→ **Brief**: Leave out the pictures and repeat exactly the lines between the one containing "Give me the Plotly.js source for this chart." and the one containing "var labelShiftY = [-25, -32, -35, -28, -29, -31, -17];", inclusive.

Code that draws figures
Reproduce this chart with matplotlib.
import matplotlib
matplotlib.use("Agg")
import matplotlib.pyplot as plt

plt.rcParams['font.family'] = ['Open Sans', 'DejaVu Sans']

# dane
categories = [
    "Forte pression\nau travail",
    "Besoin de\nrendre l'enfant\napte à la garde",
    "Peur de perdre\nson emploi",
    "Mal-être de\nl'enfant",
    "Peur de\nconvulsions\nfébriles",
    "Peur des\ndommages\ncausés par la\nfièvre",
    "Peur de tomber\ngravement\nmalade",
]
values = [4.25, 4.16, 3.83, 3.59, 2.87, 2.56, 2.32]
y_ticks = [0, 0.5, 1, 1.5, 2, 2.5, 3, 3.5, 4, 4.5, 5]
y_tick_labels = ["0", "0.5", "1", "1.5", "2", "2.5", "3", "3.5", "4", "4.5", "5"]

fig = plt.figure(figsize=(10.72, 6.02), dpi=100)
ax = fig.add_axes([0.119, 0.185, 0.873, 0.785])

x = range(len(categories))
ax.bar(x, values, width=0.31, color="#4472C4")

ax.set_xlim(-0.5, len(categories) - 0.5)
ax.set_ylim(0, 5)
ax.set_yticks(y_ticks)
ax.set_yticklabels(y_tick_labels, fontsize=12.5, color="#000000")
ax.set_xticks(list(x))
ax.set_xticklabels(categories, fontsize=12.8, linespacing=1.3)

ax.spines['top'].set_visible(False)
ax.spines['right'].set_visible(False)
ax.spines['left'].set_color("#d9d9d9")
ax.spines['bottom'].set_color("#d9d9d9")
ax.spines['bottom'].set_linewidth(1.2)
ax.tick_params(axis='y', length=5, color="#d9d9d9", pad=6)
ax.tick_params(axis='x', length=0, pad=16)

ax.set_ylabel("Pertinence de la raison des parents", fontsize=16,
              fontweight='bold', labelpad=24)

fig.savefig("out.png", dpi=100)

...

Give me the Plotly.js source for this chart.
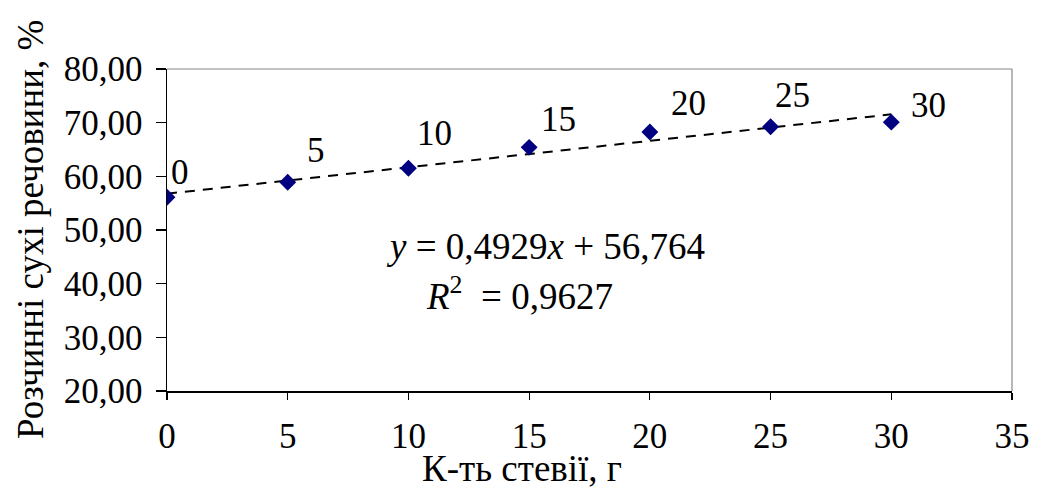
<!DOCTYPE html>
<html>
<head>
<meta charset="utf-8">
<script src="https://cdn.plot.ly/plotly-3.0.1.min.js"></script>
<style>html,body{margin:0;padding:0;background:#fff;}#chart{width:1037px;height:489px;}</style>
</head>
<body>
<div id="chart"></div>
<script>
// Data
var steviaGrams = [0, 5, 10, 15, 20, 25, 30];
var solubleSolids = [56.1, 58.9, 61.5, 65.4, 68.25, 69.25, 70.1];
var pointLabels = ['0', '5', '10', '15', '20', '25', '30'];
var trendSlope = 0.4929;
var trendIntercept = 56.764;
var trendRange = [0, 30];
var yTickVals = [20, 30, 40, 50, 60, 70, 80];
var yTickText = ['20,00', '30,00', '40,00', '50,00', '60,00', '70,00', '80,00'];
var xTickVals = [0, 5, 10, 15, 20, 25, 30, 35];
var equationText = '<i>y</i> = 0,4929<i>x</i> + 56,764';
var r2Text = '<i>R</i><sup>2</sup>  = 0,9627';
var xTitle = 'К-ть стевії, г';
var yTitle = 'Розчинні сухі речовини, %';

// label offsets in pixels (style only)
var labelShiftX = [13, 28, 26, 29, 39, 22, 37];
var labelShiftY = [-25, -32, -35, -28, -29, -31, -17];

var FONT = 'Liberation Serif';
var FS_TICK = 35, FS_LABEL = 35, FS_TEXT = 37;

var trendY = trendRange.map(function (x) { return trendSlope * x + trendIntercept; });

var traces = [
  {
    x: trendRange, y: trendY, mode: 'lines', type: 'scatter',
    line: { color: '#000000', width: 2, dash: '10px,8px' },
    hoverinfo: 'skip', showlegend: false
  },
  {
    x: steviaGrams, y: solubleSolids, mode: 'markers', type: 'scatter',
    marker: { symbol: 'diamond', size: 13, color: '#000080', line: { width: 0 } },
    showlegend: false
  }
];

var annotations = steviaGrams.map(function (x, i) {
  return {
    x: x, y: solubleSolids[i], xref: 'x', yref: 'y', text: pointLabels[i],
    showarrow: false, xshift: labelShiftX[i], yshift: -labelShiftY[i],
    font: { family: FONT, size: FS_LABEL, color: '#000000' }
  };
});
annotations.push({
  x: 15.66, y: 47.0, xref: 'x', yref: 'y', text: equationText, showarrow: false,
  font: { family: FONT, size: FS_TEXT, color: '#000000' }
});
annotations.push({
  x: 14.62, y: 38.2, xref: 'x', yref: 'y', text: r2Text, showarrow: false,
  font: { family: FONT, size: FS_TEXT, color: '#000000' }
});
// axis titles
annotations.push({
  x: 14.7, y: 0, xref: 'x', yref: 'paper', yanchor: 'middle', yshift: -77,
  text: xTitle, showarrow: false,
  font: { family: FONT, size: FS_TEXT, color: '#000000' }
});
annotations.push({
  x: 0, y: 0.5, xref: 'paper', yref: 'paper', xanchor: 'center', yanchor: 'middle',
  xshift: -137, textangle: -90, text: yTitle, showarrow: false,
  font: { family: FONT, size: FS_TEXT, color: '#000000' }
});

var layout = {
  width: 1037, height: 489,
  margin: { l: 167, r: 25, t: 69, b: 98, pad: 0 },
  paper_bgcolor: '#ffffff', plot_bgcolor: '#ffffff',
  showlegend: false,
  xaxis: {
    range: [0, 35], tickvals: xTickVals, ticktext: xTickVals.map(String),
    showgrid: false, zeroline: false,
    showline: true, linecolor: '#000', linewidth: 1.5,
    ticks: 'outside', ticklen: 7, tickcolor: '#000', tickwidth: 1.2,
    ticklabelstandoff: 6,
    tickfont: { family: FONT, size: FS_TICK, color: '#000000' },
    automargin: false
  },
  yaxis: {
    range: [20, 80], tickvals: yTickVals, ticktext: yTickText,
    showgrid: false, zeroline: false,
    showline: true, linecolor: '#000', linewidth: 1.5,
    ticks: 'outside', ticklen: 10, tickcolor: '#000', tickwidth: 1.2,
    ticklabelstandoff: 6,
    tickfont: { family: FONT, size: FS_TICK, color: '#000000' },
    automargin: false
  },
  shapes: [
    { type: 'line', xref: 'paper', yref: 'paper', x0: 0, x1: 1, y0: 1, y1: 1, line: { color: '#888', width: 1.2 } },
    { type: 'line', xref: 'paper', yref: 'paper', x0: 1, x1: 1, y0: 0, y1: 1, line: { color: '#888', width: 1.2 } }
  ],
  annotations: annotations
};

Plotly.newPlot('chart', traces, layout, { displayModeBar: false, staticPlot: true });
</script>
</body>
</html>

→ **Exercise response**:
Give me the Plotly.js source for this chart.
<!DOCTYPE html>
<html>
<head>
<meta charset="utf-8">
<script src="https://cdn.plot.ly/plotly-3.0.1.min.js"></script>
<style>html,body{margin:0;padding:0;background:#fff;}#chart{width:1037px;height:489px;}</style>
</head>
<body>
<div id="chart"></div>
<script>
// Data
var steviaGrams = [0, 5, 10, 15, 20, 25, 30];
var solubleSolids = [56.1, 58.9, 61.5, 65.4, 68.25, 69.25, 70.1];
var pointLabels = ['0', '5', '10', '15', '20', '25', '30'];
var trendSlope = 0.4929;
var trendIntercept = 56.764;
var trendRange = [0, 30];
var yTickVals = [20, 30, 40, 50, 60, 70, 80];
var yTickText = ['20,00', '30,00', '40,00', '50,00', '60,00', '70,00', '80,00'];
var xTickVals = [0, 5, 10, 15, 20, 25, 30, 35];
var equationText = '<i>y</i> = 0,4929<i>x</i> + 56,764';
var r2Text = '<i>R</i><sup>2</sup>  = 0,9627';
var xTitle = 'К-ть стевії, г';
var yTitle = 'Розчинні сухі речовини, %';

// label offsets in pixels (style only)
var labelShiftX = [13, 28, 26, 29, 39, 22, 37];
var labelShiftY = [-25, -32, -35, -28, -29, -31, -17];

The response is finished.